Stephen Bliss shares his time between flipping burgers in his roadside food stop and running a $12 million investment fund from home at night.
The entrepreneur may give up providing meals to hungry travellers to concentrate full time on investing.
He targets fund growth of 5% a year – but last year he shattered the target with a staggering 935% return, following up on an equally impressive 792% the year before.
Bliss makes his money from charging investors commission for taking a stake in his fund.
Around 6,600 investors have handed him cash to invest for them.
“I don’t let it affect me now. But when I first reached $1m I thought wow,” he said.
“I’m bombarded with people’s queries, it’s every minute; responding takes up a lot of time, but we were asked to go to London and a Q&A live stream which helps.
“I enjoy making money for other people. A guy messaged me saying he invested £60,000, I got it up to £200,000 and he’s just gone on a trip around Malaysia with his mates on a Harley Davidson and wanted to thank me.”
Bliss, 34, of Redcar, Cleveland, UK, told Business Matters magazine that his commission ran into six figures this year and he is torn between carrying on with his day job or giving up and concentrating full time on investing.
“Trading stocks and shares online is easy,” he said. “You can open practice accounts and trade with virtual currency. I didn’t want to start throwing real money at it and end up losing it all.

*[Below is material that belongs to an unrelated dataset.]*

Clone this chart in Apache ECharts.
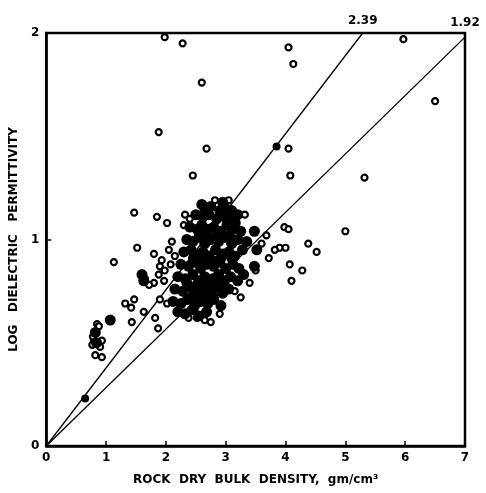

“About two years in, I got the hang of it and started feeling confident. I put some real money in, about £3,000 and lost about half of it.
“They say never trade with money you can’t afford to lose but losing that was a bit of a blow.
“After that, I went back to a virtual account and saved up more cash.
“You find, when you transition to trading properly, your mentality changes and it affects the way you trade.
“You’ll take positions that are in profit too quickly, when they start going the wrong way you tend to hold it longer,
“You have to take all emotions out of it. It was a big learning curve.”